We just encourage people to extend the same courtesy they would to any other truck drives and be cautious, especially when you’re in the area of sugar mills and sugar cane loading sites.

Just keep repeating to yourself, $3 billion, $3 billion, $3 billion, for a cash strapped state that is an important number and well worth the "frustration" of driving behind a 'cane truck.

The 'cane growing season, for the most part, has been a good one. The winter months were relatively mild. That was a good thing for the crop. Also the spring and summer had sufficient rainfall so the crop didn't suffer from a drought as in previous seasons.

The other bit of good news coming from very early in this harvest season is the sugar content of the 'cane has been very good. The only drawback in the harvest so far has been the recent rainfall has set the timetable back a few weeks.

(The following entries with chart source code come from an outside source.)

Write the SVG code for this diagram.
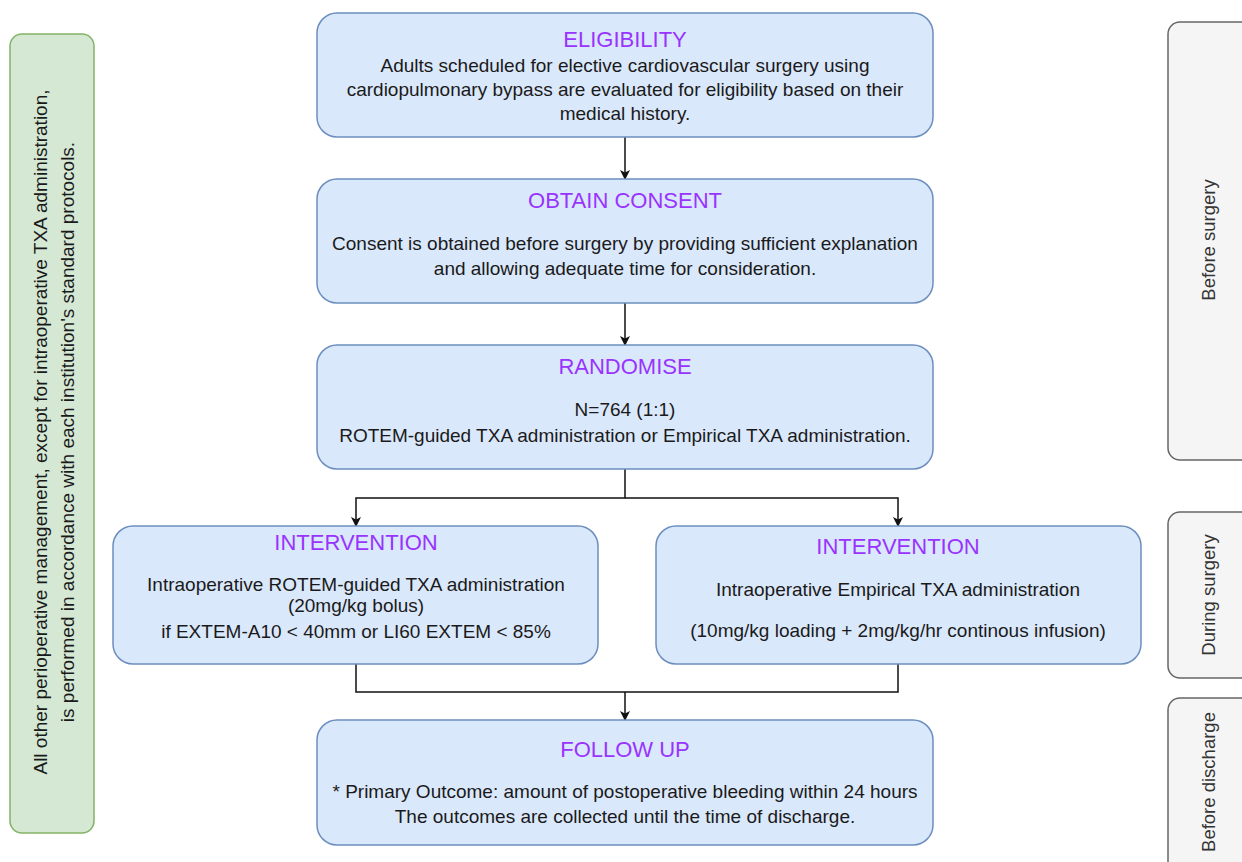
<svg xmlns="http://www.w3.org/2000/svg" width="1242" height="862" viewBox="0 0 1242 862">
<style>
.box{fill:#dae8fc;stroke:#6c8ebf;stroke-width:1.5}
.side{fill:#d5e8d4;stroke:#82b366;stroke-width:1.5}
.phase{fill:#f5f5f5;stroke:#666666;stroke-width:1.5}
.t{font-family:"Liberation Sans",Arial,sans-serif;text-anchor:middle}
.title{font-size:22px;fill:#9933ff}
.body{font-size:19px;fill:#1a1a1a}
.ph{font-size:18.5px;fill:#333333}
.conn{fill:none;stroke:#111111;stroke-width:1.5}
</style>
<defs>
<marker id="arr" markerWidth="10" markerHeight="10" refX="9" refY="5" orient="auto" markerUnits="userSpaceOnUse">
<path d="M0,0 L10,5 L0,10 L2.5,5 Z" fill="#111111"/>
</marker>
</defs>
<rect width="1242" height="862" fill="#ffffff"/>

<g id="side-note">
<rect class="side" x="10" y="34" width="84" height="799" rx="12"/>
<text class="t body" transform="translate(47,432) rotate(-90)">All other perioperative management, except for intraoperative TXA administration,</text>
<text class="t body" transform="translate(74,432) rotate(-90)">is performed in accordance with each institution's standard protocols.</text>
</g>

<g id="phase-before-surgery">
<rect class="phase" x="1168" y="22" width="90" height="438" rx="12"/>
<text class="t ph" transform="translate(1215,240) rotate(-90)">Before surgery</text>
</g>
<g id="phase-during-surgery">
<rect class="phase" x="1168" y="512" width="90" height="166" rx="12"/>
<text class="t ph" transform="translate(1215,595) rotate(-90)">During surgery</text>
</g>
<g id="phase-before-discharge">
<rect class="phase" x="1168" y="698" width="90" height="180" rx="12"/>
<text class="t ph" transform="translate(1215,782) rotate(-90)">Before discharge</text>
</g>

<g id="connectors">
<line class="conn" x1="625" y1="137" x2="625" y2="179" marker-end="url(#arr)"/>
<line class="conn" x1="625" y1="303" x2="625" y2="345" marker-end="url(#arr)"/>
<polyline class="conn" points="625,469 625,498 356,498 356,526" marker-end="url(#arr)"/>
<polyline class="conn" points="625,498 898,498 898,526" marker-end="url(#arr)"/>
<polyline class="conn" points="356,664 356,692 898,692 898,664"/>
<line class="conn" x1="625" y1="692" x2="625" y2="720" marker-end="url(#arr)"/>
</g>

<g id="eligibility">
<rect class="box" x="317" y="13" width="616" height="124" rx="20"/>
<text class="t title" x="625" y="47">ELIGIBILITY</text>
<text class="t body" x="625" y="72">Adults scheduled for elective cardiovascular surgery using</text>
<text class="t body" x="625" y="96">cardiopulmonary bypass are evaluated for eligibility based on their</text>
<text class="t body" x="625" y="120">medical history.</text>
</g>

<g id="consent">
<rect class="box" x="317" y="179" width="616" height="124" rx="20"/>
<text class="t title" x="625" y="208">OBTAIN CONSENT</text>
<text class="t body" x="625" y="250">Consent is obtained before surgery by providing sufficient explanation</text>
<text class="t body" x="625" y="275">and allowing adequate time for consideration.</text>
</g>

<g id="randomise">
<rect class="box" x="317" y="345" width="616" height="124" rx="20"/>
<text class="t title" x="625" y="374">RANDOMISE</text>
<text class="t body" x="625" y="416">N=764 (1:1)</text>
<text class="t body" x="625" y="442">ROTEM-guided TXA administration or Empirical TXA administration.</text>
</g>

<g id="intervention-rotem">
<rect class="box" x="113" y="526" width="485" height="138" rx="20"/>
<text class="t title" x="356" y="550">INTERVENTION</text>
<text class="t body" x="356" y="591">Intraoperative ROTEM-guided TXA administration</text>
<text class="t body" x="356" y="612">(20mg/kg bolus)</text>
<text class="t body" x="356" y="638">if EXTEM-A10 &lt; 40mm or LI60 EXTEM &lt; 85%</text>
</g>

<g id="intervention-empirical">
<rect class="box" x="656" y="526" width="485" height="138" rx="20"/>
<text class="t title" x="898" y="554">INTERVENTION</text>
<text class="t body" x="898" y="596">Intraoperative Empirical TXA administration</text>
<text class="t body" x="898" y="637">(10mg/kg loading + 2mg/kg/hr continous infusion)</text>
</g>

<g id="follow-up">
<rect class="box" x="317" y="720" width="616" height="125" rx="20"/>
<text class="t title" x="625" y="757">FOLLOW UP</text>
<text class="t body" x="625" y="798">* Primary Outcome: amount of postoperative bleeding within 24 hours</text>
<text class="t body" x="625" y="823">The outcomes are collected until the time of discharge.</text>
</g>
</svg>
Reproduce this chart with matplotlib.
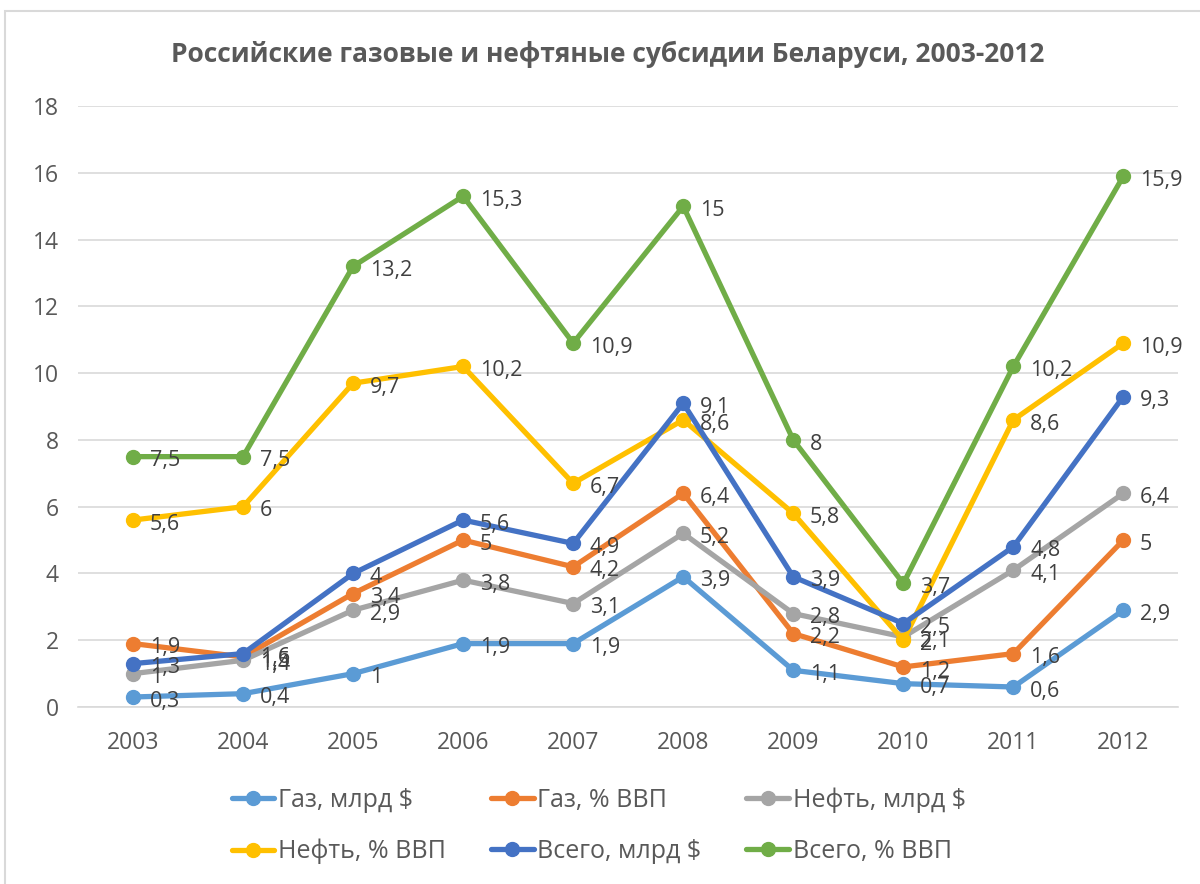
import matplotlib
matplotlib.use("Agg")
import matplotlib.pyplot as plt
from matplotlib.patches import Rectangle

plt.rcParams['font.family'] = ['Open Sans', 'DejaVu Sans']

years = ['2003', '2004', '2005', '2006', '2007', '2008', '2009', '2010', '2011', '2012']
gas_bn = [0.3, 0.4, 1, 1.9, 1.9, 3.9, 1.1, 0.7, 0.6, 2.9]
gas_gdp = [1.9, 1.5, 3.4, 5, 4.2, 6.4, 2.2, 1.2, 1.6, 5]
oil_bn = [1, 1.4, 2.9, 3.8, 3.1, 5.2, 2.8, 2.1, 4.1, 6.4]
oil_gdp = [5.6, 6, 9.7, 10.2, 6.7, 8.6, 5.8, 2, 8.6, 10.9]
total_bn = [1.3, 1.6, 4, 5.6, 4.9, 9.1, 3.9, 2.5, 4.8, 9.3]
total_gdp = [7.5, 7.5, 13.2, 15.3, 10.9, 15, 8, 3.7, 10.2, 15.9]

series_names = ['Газ, млрд $', 'Газ, % ВВП', 'Нефть, млрд $',
                'Нефть, % ВВП', 'Всего, млрд $', 'Всего, % ВВП']
series = [gas_bn, gas_gdp, oil_bn, oil_gdp, total_bn, total_gdp]
colors = ['#5B9BD5', '#ED7D31', '#A5A5A5', '#FFC000', '#4472C4', '#70AD47']

fig = plt.figure(figsize=(12, 8.84), dpi=100)
ax = fig.add_axes([0.065, 0.2002, 0.917, 0.6798])

x = list(range(len(years)))
handles = []
for vals, name, c in zip(series, series_names, colors):
    h, = ax.plot(x, vals, color=c, lw=3.8, marker='o', markersize=10,
                 label=name, solid_capstyle='round', zorder=3)
    handles.append(h)

for vals in series:
    for xi, v in zip(x, vals):
        lab = ('%g' % v).replace('.', ',')
        ax.annotate(lab, (xi, v), xytext=(12, -3), textcoords='offset points',
                    ha='left', va='center', fontsize=15.5, color='#404040', zorder=5)

ax.set_xlim(-0.5, 9.5)
ax.set_ylim(0, 18)
ax.set_yticks(range(0, 19, 2))
ax.set_xticks(x)
ax.set_xticklabels(years)
ax.tick_params(axis='both', length=0, labelsize=16.5, labelcolor='#595959')
ax.tick_params(axis='y', pad=14)
ax.tick_params(axis='x', pad=17)
ax.grid(axis='y', color='#D9D9D9', lw=1.2)
ax.set_axisbelow(True)
for s in ['top', 'right', 'left']:
    ax.spines[s].set_visible(False)
ax.spines['bottom'].set_color('#D9D9D9')
ax.spines['bottom'].set_linewidth(1.2)

fig.text(0.506, 0.939, 'Российские газовые и нефтяные субсидии Беларуси, 2003-2012',
         ha='center', va='center', fontsize=19, fontweight='bold', color='#595959')

order = [0, 3, 1, 4, 2, 5]
leg = fig.legend([handles[i] for i in order], [series_names[i] for i in order],
                 ncol=3, loc='center', bbox_to_anchor=(0.499, 0.066),
                 frameon=False, fontsize=18, labelspacing=1.05, columnspacing=1.8,
                 handlelength=1.7, handletextpad=0.15, labelcolor='#595959')

fig.patches.append(Rectangle((0.004, -0.01), 1.1, 0.997, transform=fig.transFigure,
                             fill=False, edgecolor='#D9D9D9', lw=1.5))

fig.savefig('out.png', dpi=100)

We’ve got a lot of rain since then and so all of this rain has kind of put us behind the 8 ball with regards to planning but it has provided a lot of moisture for the crop to continue growing.

Jim Simon offered those observations to the Louisiana Radio Network. Jim knows his sugarcane. He is General Manager of the American Sugar Cane League in Thibodaux.

Another bit of sweet news for Louisiana sugarcane growers is that prices appear to be up from last season. There is speculation that increase could be as much as a half cent from last year's .24 cents per pound average. There is a caveat though.

It takes us a whole year to market sugar. The exact price will kind of be determined by what sugar prices do over the next nine months.